Once a guide star has been selected, the Acquisition and Slow Guide Camera will do what you would expect from an instrument of this kind: it will send the telescope the information it needs to track an object – and it will do it once every second. It will be a bit like a rifle sight , through which a marksman takes aim and fires at his target.

The Segment Figure Sensor will check that the 36 mirror segments are always aligned, reporting to the control system if any of them deviates from its optimal position. The control system will then make any adjustments needed to ensure that the primary mirror always behaves as a single surface.

This process, called 'phasing', will be performed by an unusual device: a matrix of microlenses. This is an array of tiny lenses (each half a millimetre in diameter) that are mounted in such a way as to mimic the shape of the primary mirror. They recreate the pattern of the mirror, determining the position of its segments to a margin of error of just thousandths of a millimetre. The whole process of monitoring and correcting errors in the shape and alignment of the mirror segments is called 'active optics'.

The innovations of arm 2

Arm 2 will be fitted with two instruments: the Fast Guide Camera (FGC), which will track at very high speeds, and the Segment Tilt Sensor (STS), which will monitor any optical errors in the telescope.

The difference between the Fast Guide Camera and the Slow Guide Camera is, obviously, speed. Whereas the slow camera will send information just once every second, the fast one will send it 200 times! The FGC’s main task will be to correct errors caused by vibration from the wind. It will do this by measuring the vibrations, sending information about them to the control system so that the secondary mirror can compensate using its chopping facility - a process that makes the mirroroscillate rapidly.

The last of the A&G device instruments, the Segment Tilt Sensor, will mainly be used to monitor any problems with focusing the telescope caused by misalignment of the primary and secondary mirrors. The sensor is so fast that it will also be used to monitor atmospheric turbulence and will play a vital part in setting up 'queued observation', a system that will determine what kind of observation is most suited to the prevailing atmospheric conditions at any given time.

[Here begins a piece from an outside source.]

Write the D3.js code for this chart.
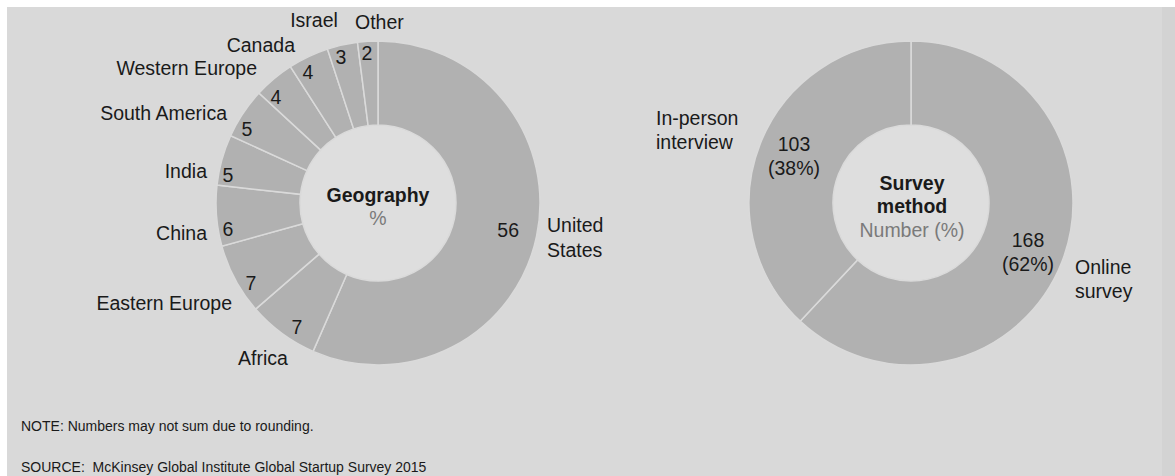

What we have in our hands...

We have managed to integrate four different techniques to achieve one single objective: moving a massive structure with incredible ease and precision. Its urge to tell the story of the Universe will be unstoppable, its desire to pursue distant stars, galaxies and dreams endless. They were all beyond our reach until now. They will give science a new flavour, different from what has gone before: the flavour of GUACAMOLE.

FACTS ABOUT THE G&A DEVICE

Each focus of the GTC – in other words, both Nasmyth foci, the Cassegrain focus and the folded Cassegrain foci - will be fitted with a guiding and acquisition device. This will optimise image quality from whichever focus is being used for observation.

The "Advanced Mechanical and Optical Systems" (AMOS, S.A.) company, of Liège in Belgium, has been awarded the contract to build the guiding, acquisition and calibration systems for the GTC's Nasmyth foci. The company has experience in this field, having developed similar systems for the four VLT telescopes (Very Large Telescopes) at the European South Observatory (ESO) in Chile. The detectors are provided by E2V. The elements (CCD heads) where these detectors are lodged are being constructed by NTE and the detector controllers are being constructed by the IAC, under design of Greg Burley (Magellan Project) and modifications from the Project Office of the GTC.